*WHAT THIS TASK INVOLVES*:
Scan the records below for the line with "Emit a Python" and the line with "edge = '#4a4a4a'", and retype that range exactly, both ends included, pictures excepted.

>> START SOURCE DATA

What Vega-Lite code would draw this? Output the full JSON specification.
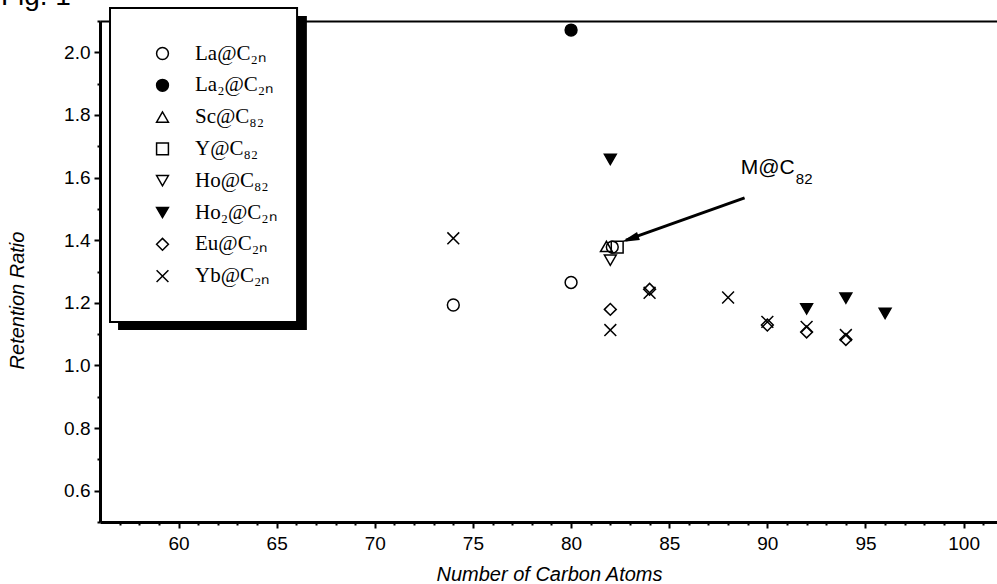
{
  "$schema": "https://vega.github.io/schema/vega-lite/v6.json",
  "width": 897,
  "height": 501,
  "autosize": "none",
  "padding": {"left": 100, "top": 21, "right": 0, "bottom": 62},
  "background": "white",
  "config": {
    "view": {"stroke": null},
    "axis": {"grid": false, "domainColor": "black", "tickColor": "black", "labelColor": "black", "titleColor": "black"}
  },
  "resolve": {"axis": {"x": "independent", "y": "independent"}},
  "layer": [
    {
      "data": {"values": [{}]},
      "mark": {"type": "rect", "fill": "black", "clip": false},
      "encoding": {
        "x": {"datum": 56.92, "type": "quantitative", "scale": {"domain": [56, 101.7], "nice": false, "zero": false},
          "axis": {"orient": "bottom", "values": [57,58,59,61,62,63,64,66,67,68,69,71,72,73,74,76,77,78,79,81,82,83,84,86,87,88,89,91,92,93,94,96,97,98,99,101], "labels": false, "domain": false, "tickSize": 3, "tickWidth": 2, "title": null}},
        "x2": {"datum": 66.54},
        "y": {"datum": 2.116, "type": "quantitative", "scale": {"domain": [0.5, 2.1], "nice": false, "zero": false},
          "axis": {"orient": "left", "values": [0.5,0.7,0.9,1.1,1.3,1.5,1.7,1.9,2.1], "labels": false, "domain": false, "tickSize": 3, "tickWidth": 2, "title": null}},
        "y2": {"datum": 1.113}
      }
    },
    {
      "data": {"values": [{}]},
      "mark": {"type": "rect", "fill": "white", "stroke": "black", "strokeWidth": 2, "clip": false},
      "encoding": {
        "x": {"datum": 56.51, "type": "quantitative", "axis": null},
        "x2": {"datum": 66.04},
        "y": {"datum": 2.1415, "type": "quantitative", "axis": null},
        "y2": {"datum": 1.1387}
      }
    },
    {
      "data": {"values": [
        {"series": "La@C₂ₙ", "n": 74, "ratio": 1.193},
        {"series": "La@C₂ₙ", "n": 80, "ratio": 1.265},
        {"series": "La@C₂ₙ", "n": 82.1, "ratio": 1.378},
        {"series": "La₂@C₂ₙ", "n": 80, "ratio": 2.071},
        {"series": "Sc@C₈₂", "n": 81.8, "ratio": 1.38},
        {"series": "Y@C₈₂", "n": 82.35, "ratio": 1.378},
        {"series": "Ho@C₈₂", "n": 82, "ratio": 1.336},
        {"series": "Ho₂@C₂ₙ", "n": 82, "ratio": 1.658},
        {"series": "Ho₂@C₂ₙ", "n": 92, "ratio": 1.181},
        {"series": "Ho₂@C₂ₙ", "n": 94, "ratio": 1.215},
        {"series": "Ho₂@C₂ₙ", "n": 96, "ratio": 1.166},
        {"series": "Eu@C₂ₙ", "n": 82, "ratio": 1.179},
        {"series": "Eu@C₂ₙ", "n": 84, "ratio": 1.243},
        {"series": "Eu@C₂ₙ", "n": 90, "ratio": 1.129},
        {"series": "Eu@C₂ₙ", "n": 92, "ratio": 1.107},
        {"series": "Eu@C₂ₙ", "n": 94, "ratio": 1.083},
        {"series": "Yb@C₂ₙ", "n": 74, "ratio": 1.406},
        {"series": "Yb@C₂ₙ", "n": 82, "ratio": 1.113},
        {"series": "Yb@C₂ₙ", "n": 84, "ratio": 1.232},
        {"series": "Yb@C₂ₙ", "n": 88, "ratio": 1.217},
        {"series": "Yb@C₂ₙ", "n": 90, "ratio": 1.139},
        {"series": "Yb@C₂ₙ", "n": 92, "ratio": 1.123},
        {"series": "Yb@C₂ₙ", "n": 94, "ratio": 1.097}
      ]},
      "mark": {"type": "point", "filled": true, "stroke": "black", "strokeWidth": 1.5, "opacity": 1},
      "encoding": {
        "x": {"field": "n", "type": "quantitative", "scale": {"domain": [56, 101.7], "nice": false, "zero": false},
          "axis": {"orient": "bottom", "values": [60,65,70,75,80,85,90,95,100], "format": "d", "tickSize": 6, "tickWidth": 2, "domainWidth": 3,
            "labelFontSize": 19, "labelFont": "Liberation Sans", "labelPadding": 6,
            "title": "Number of Carbon Atoms", "titleFont": "Liberation Sans", "titleFontSize": 20, "titleFontStyle": "italic", "titleFontWeight": "normal",
            "titleX": 449, "titleY": 42}},
        "y": {"field": "ratio", "type": "quantitative", "scale": {"domain": [0.5, 2.1], "nice": false, "zero": false},
          "axis": {"orient": "left", "values": [0.6,0.8,1.0,1.2,1.4,1.6,1.8,2.0], "format": ".1f", "tickSize": 6, "tickWidth": 2, "domainWidth": 3,
            "labelFontSize": 19, "labelFont": "Liberation Sans", "labelPadding": 4,
            "title": "Retention Ratio", "titleFont": "Liberation Sans", "titleFontSize": 20, "titleFontStyle": "italic", "titleFontWeight": "normal",
            "titleX": -83, "titleY": 279, "titleBaseline": "middle"}},
        "shape": {"field": "series", "type": "nominal",
          "scale": {"domain": ["La@C₂ₙ", "La₂@C₂ₙ", "Sc@C₈₂", "Y@C₈₂", "Ho@C₈₂", "Ho₂@C₂ₙ", "Eu@C₂ₙ", "Yb@C₂ₙ"],
            "range": ["circle", "circle", "triangle-up", "square", "triangle-down", "triangle-down", "diamond", "M-1,-1L1,1M-1,1L1,-1"]},
          "legend": {"title": null, "orient": "none", "legendX": 10, "legendY": -10, "padding": 32, "strokeColor": null, "fillColor": null,
            "labelFont": "Liberation Serif", "labelFontSize": 21, "labelColor": "black", "labelOffset": 22, "rowPadding": 9.8,
            "symbolStrokeColor": "black", "symbolStrokeWidth": 1.5, "symbolOffset": 10, "zindex": 1, "labelLimit": 300}},
        "fill": {"field": "series", "type": "nominal",
          "scale": {"domain": ["La@C₂ₙ", "La₂@C₂ₙ", "Sc@C₈₂", "Y@C₈₂", "Ho@C₈₂", "Ho₂@C₂ₙ", "Eu@C₂ₙ", "Yb@C₂ₙ"],
            "range": ["transparent", "black", "transparent", "transparent", "transparent", "black", "transparent", "transparent"]}},
        "size": {"field": "series", "type": "nominal",
          "scale": {"domain": ["La@C₂ₙ", "La₂@C₂ₙ", "Sc@C₈₂", "Y@C₈₂", "Ho@C₈₂", "Ho₂@C₂ₙ", "Eu@C₂ₙ", "Yb@C₂ₙ"],
            "range": [140, 140, 190, 120, 190, 240, 190, 150]}}
      }
    },
    {
      "data": {"values": [{}]},
      "mark": {"type": "rule", "stroke": "black", "strokeWidth": 3},
      "encoding": {
        "x": {"datum": 88.84, "type": "quantitative", "axis": null},
        "x2": {"datum": 82.8},
        "y": {"datum": 1.535, "type": "quantitative", "axis": null},
        "y2": {"datum": 1.4}
      }
    },
    {
      "data": {"values": [{}]},
      "mark": {"type": "point", "shape": "M0,0L-0.42,1.8L0.42,1.8Z", "angle": 250.3, "size": 400, "filled": true, "fill": "black", "strokeWidth": 0, "opacity": 1},
      "encoding": {
        "x": {"datum": 82.57, "type": "quantitative", "axis": null},
        "y": {"datum": 1.394, "type": "quantitative", "axis": null}
      }
    },
    {
      "data": {"values": [{}]},
      "mark": {"type": "text", "text": "M@C", "align": "left", "baseline": "middle", "font": "Liberation Sans", "fontSize": 21, "color": "black"},
      "encoding": {
        "x": {"datum": 88.64, "type": "quantitative",
          "axis": {"orient": "top", "ticks": false, "labels": false, "domainWidth": 2, "title": null, "domainColor": "black"}},
        "y": {"datum": 1.6305, "type": "quantitative", "axis": null}
      }
    },
    {
      "data": {"values": [{}]},
      "mark": {"type": "text", "text": "82", "align": "left", "baseline": "middle", "font": "Liberation Sans", "fontSize": 15, "color": "black"},
      "encoding": {
        "x": {"datum": 91.45, "type": "quantitative", "axis": null},
        "y": {"datum": 1.595, "type": "quantitative", "axis": null}
      }
    },
    {
      "data": {"values": [{}]},
      "mark": {"type": "text", "text": "Fig. 1", "align": "left", "baseline": "alphabetic", "font": "Liberation Sans", "fontSize": 28, "color": "black", "clip": false},
      "encoding": {
        "x": {"datum": 50.95, "type": "quantitative", "axis": null},
        "y": {"datum": 2.152, "type": "quantitative", "axis": null}
      }
    }
  ]
}
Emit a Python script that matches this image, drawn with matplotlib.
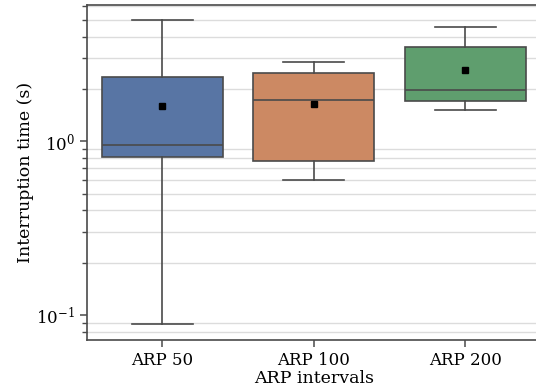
import numpy as np
import matplotlib
matplotlib.use('Agg')
import matplotlib.pyplot as plt
from matplotlib.ticker import LogLocator, NullFormatter

plt.rcParams['font.family'] = ['DejaVu Serif']

# box statistics (seconds)
categories = ['ARP 50', 'ARP 100', 'ARP 200']
whislo = [0.0884, 0.599, 1.52]
q1 = [0.815, 0.773, 1.70]
med = [0.948, 1.73, 1.97]
q3 = [2.35, 2.46, 3.48]
whishi = [4.99, 2.86, 4.53]
means = [1.60, 1.65, 2.56]

colors = ['#5875a4', '#cc8963', '#5f9e6e']
edge = '#4a4a4a'

stats = []
for i in range(len(categories)):
    stats.append({'label': categories[i], 'whislo': whislo[i], 'q1': q1[i], 'med': med[i],
                  'q3': q3[i], 'whishi': whishi[i], 'mean': means[i], 'fliers': []})

fig = plt.figure(figsize=(5.36, 3.9), dpi=100)
ax = fig.add_axes([86.5 / 536, 50 / 390, 454.5 / 536, 335 / 390])

pos = np.arange(len(categories))
bp = ax.bxp(stats, positions=pos, widths=0.8, patch_artist=True, showmeans=True,
            showfliers=False, capwidths=0.4,
            boxprops=dict(edgecolor=edge, linewidth=1.2),
            whiskerprops=dict(color=edge, linewidth=1.2),
            capprops=dict(color=edge, linewidth=1.2),
            medianprops=dict(color=edge, linewidth=1.2),
            meanprops=dict(marker='s', markerfacecolor='black', markeredgecolor='black',
                           markersize=4.5))
for patch, c in zip(bp['boxes'], colors):
    patch.set_facecolor(c)
    patch.set_zorder(2)

ax.set_yscale('log')
ax.set_ylim(0.0718, 6.09)
ax.set_xlim(-0.5, 2.5)
ax.yaxis.set_minor_locator(LogLocator(base=10, subs=np.arange(2, 10)))
ax.yaxis.set_minor_formatter(NullFormatter())
ax.grid(False)
ax.yaxis.grid(True, which='minor', color='#dcdcdc', linewidth=1.0)
ax.set_axisbelow(True)

ax.set_xticks(pos)
ax.set_xticklabels(categories)
ax.tick_params(axis='both', which='major', labelsize=12, length=5, width=1.1, color=edge)
ax.tick_params(axis='y', which='minor', length=3.5, width=1.0, color=edge)
for s in ax.spines.values():
    s.set_color(edge)
    s.set_linewidth(1.2)

ax.set_xlabel('ARP intervals', fontsize=12.5, labelpad=1)
ax.set_ylabel('Interruption time (s)', fontsize=12.5, labelpad=1.5)

fig.savefig('out.png', dpi=100)
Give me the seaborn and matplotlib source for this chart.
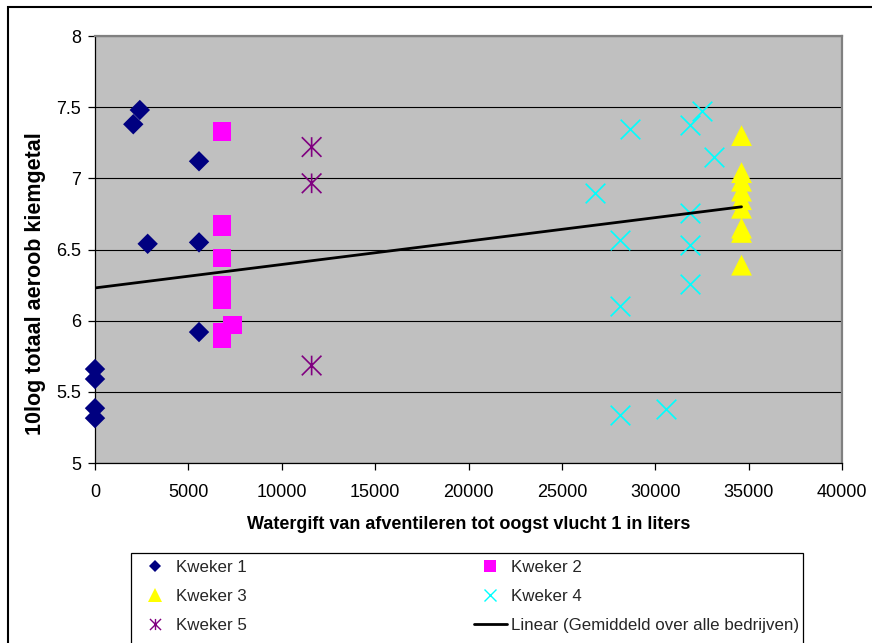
import numpy as np
import pandas as pd
import seaborn as sns
import matplotlib
matplotlib.use("Agg")
import matplotlib.pyplot as plt
from matplotlib.path import Path
from matplotlib.lines import Line2D
from matplotlib.patches import Rectangle

# ---- data -------------------------------------------------------------
k1_x = [2400, 2050, 5570, 2820, 5570, 5570, 0, 0, 0, 0]
k1_y = [7.48, 7.38, 7.12, 6.54, 6.55, 5.92, 5.66, 5.59, 5.385, 5.315]

k2_x = [6800, 6800, 6800, 6800, 6800, 6800, 6800, 6800, 6800, 7370]
k2_y = [7.33, 6.68, 6.66, 6.44, 6.25, 6.20, 6.15, 5.92, 5.87, 5.97]

k3_x = [34620] * 9
k3_y = [7.30, 7.04, 6.98, 6.91, 6.85, 6.79, 6.65, 6.62, 6.39]

k4_x = [32530, 31850, 28640, 33150, 26770, 31850, 28100, 31850, 31850,
        28100, 28100, 30600]
k4_y = [7.475, 7.375, 7.345, 7.15, 6.895, 6.755, 6.57, 6.535, 6.255,
        6.10, 5.34, 5.38]

k5_x = [11600, 11600, 11600]
k5_y = [7.22, 6.965, 5.685]

# linear trend of the averages over all growers (start / end of the line)
trend_x = [0, 34620]
trend_y = [6.23, 6.80]

series_names = ["Kweker 1", "Kweker 2", "Kweker 3", "Kweker 4", "Kweker 5"]
trend_name = "Linear (Gemiddeld over alle bedrijven)"

x_ticks = [0, 5000, 10000, 15000, 20000, 25000, 30000, 35000, 40000]
y_ticks = [5, 5.5, 6, 6.5, 7, 7.5, 8]

x_label = "Watergift van afventileren tot oogst vlucht 1 in liters"
y_label = "10log totaal aeroob kiemgetal"

# ---- styling ----------------------------------------------------------
sns.set_theme(style="white")
plt.rcParams["font.family"] = ["Liberation Sans", "DejaVu Sans"]

# asterisk marker: an "x" with a vertical stroke through it
star_path = Path(
    [(-1, -1), (1, 1), (-1, 1), (1, -1), (0, -1), (0, 1)],
    [Path.MOVETO, Path.LINETO, Path.MOVETO, Path.LINETO, Path.MOVETO, Path.LINETO],
)

styles = {
    "Kweker 1": dict(marker="D", color="#000080", s=108, lw=0, leg_ms=6.2),
    "Kweker 2": dict(marker="s", color="#FF00FF", s=180, lw=0, leg_ms=8.0),
    "Kweker 3": dict(marker="^", color="#FFFF00", s=225, lw=0, leg_ms=9.5),
    "Kweker 4": dict(marker="x", color="#00FFFF", s=200, lw=1.2, leg_ms=8.0),
    "Kweker 5": dict(marker=star_path, color="#800080", s=200, lw=1.2, leg_ms=8.0),
}

frames = []
for name, xs, ys in zip(series_names,
                        [k1_x, k2_x, k3_x, k4_x, k5_x],
                        [k1_y, k2_y, k3_y, k4_y, k5_y]):
    frames.append(pd.DataFrame({"x": xs, "y": ys, "kweker": name}))
df = pd.concat(frames, ignore_index=True)

W, H = 872, 643
fig = plt.figure(figsize=(W / 100, H / 100), dpi=100)
ax = fig.add_axes([95 / W, 1 - 463 / H, (842 - 95) / W, (463 - 36) / H])
ax.set_facecolor("#C0C0C0")

for name in series_names:
    st = styles[name]
    sub = df[df["kweker"] == name]
    filled = st["marker"] in ("D", "s", "^")
    sns.scatterplot(
        data=sub, x="x", y="y", ax=ax,
        marker=st["marker"], s=st["s"],
        color=st["color"],
        edgecolor=st["color"] if not filled else "none",
        facecolor=st["color"] if st["marker"] != star_path else "none",
        linewidth=st["lw"] if not filled else 0,
        legend=False, zorder=3,
    )
for coll in ax.collections:
    coll.set_clip_on(False)

sns.lineplot(x=trend_x, y=trend_y, ax=ax, color="black", linewidth=2.0,
             zorder=4, legend=False)

ax.set_xlim(0, 40000)
ax.set_ylim(5, 8)
ax.set_xticks(x_ticks)
ax.set_xticklabels([str(v) for v in x_ticks])
ax.set_yticks(y_ticks)
ax.set_yticklabels([f"{v:g}" for v in y_ticks])
ax.tick_params(axis="both", direction="out", length=5, width=0.9,
               color="black", labelsize=13, labelcolor="black")
ax.tick_params(axis="x", pad=10)
ax.tick_params(axis="y", pad=5)
ax.xaxis.set_ticks_position("bottom")
ax.yaxis.set_ticks_position("left")

ax.grid(axis="y", color="black", linewidth=0.8)
ax.set_axisbelow(True)

for side in ("left", "bottom"):
    ax.spines[side].set_color("black")
    ax.spines[side].set_linewidth(0.9)
for side in ("top", "right"):
    ax.spines[side].set_color("#808080")
    ax.spines[side].set_linewidth(1.6)

ax.set_xlabel(x_label, fontsize=13, fontweight="bold", color="black")
ax.set_ylabel(y_label, fontsize=15.5, fontweight="bold", color="black")
ax.xaxis.set_label_coords(0.5, -0.124)
ax.yaxis.set_label_coords(-0.066, 0.42)

# ---- legend -----------------------------------------------------------
def handle(name):
    st = styles[name]
    filled = st["marker"] in ("D", "s", "^")
    return Line2D([], [], linestyle="none", marker=st["marker"],
                  markersize=st["leg_ms"],
                  markerfacecolor=st["color"] if filled else "none",
                  markeredgecolor=st["color"],
                  markeredgewidth=0 if filled else 1.0)

trend_handle = Line2D([], [], color="black", linewidth=2.0)
order = ["Kweker 1", "Kweker 3", "Kweker 5", "Kweker 2", "Kweker 4"]
handles = [handle(n) for n in order] + [trend_handle]
labels = order + [trend_name]

fig.legend(handles, labels, ncol=2, loc="upper left",
           bbox_to_anchor=(138.5 / W, 1 - 560 / H),
           bbox_transform=fig.transFigure,
           frameon=False, borderpad=0, borderaxespad=0,
           fontsize=12.2, handlelength=1.95, handletextpad=0.25,
           columnspacing=13.4, labelspacing=0.82)

fig.add_artist(Rectangle((131 / W, -0.05), (803 - 131) / W, (643 - 553) / H + 0.05,
                         transform=fig.transFigure, fill=False,
                         edgecolor="black", linewidth=0.9))

# outer chart frame
fig.add_artist(Rectangle((8 / W, -0.1), 1.2, (643 - 7) / H + 0.1,
                         transform=fig.transFigure, fill=False,
                         edgecolor="black", linewidth=1.5))

fig.savefig("out.png", dpi=100, facecolor="white")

>> END SOURCE DATA

*COMPLETED TASK*:
Emit a Python script that matches this image, drawn with matplotlib.
import numpy as np
import matplotlib
matplotlib.use('Agg')
import matplotlib.pyplot as plt
from matplotlib.ticker import LogLocator, NullFormatter

plt.rcParams['font.family'] = ['DejaVu Serif']

# box statistics (seconds)
categories = ['ARP 50', 'ARP 100', 'ARP 200']
whislo = [0.0884, 0.599, 1.52]
q1 = [0.815, 0.773, 1.70]
med = [0.948, 1.73, 1.97]
q3 = [2.35, 2.46, 3.48]
whishi = [4.99, 2.86, 4.53]
means = [1.60, 1.65, 2.56]

colors = ['#5875a4', '#cc8963', '#5f9e6e']
edge = '#4a4a4a'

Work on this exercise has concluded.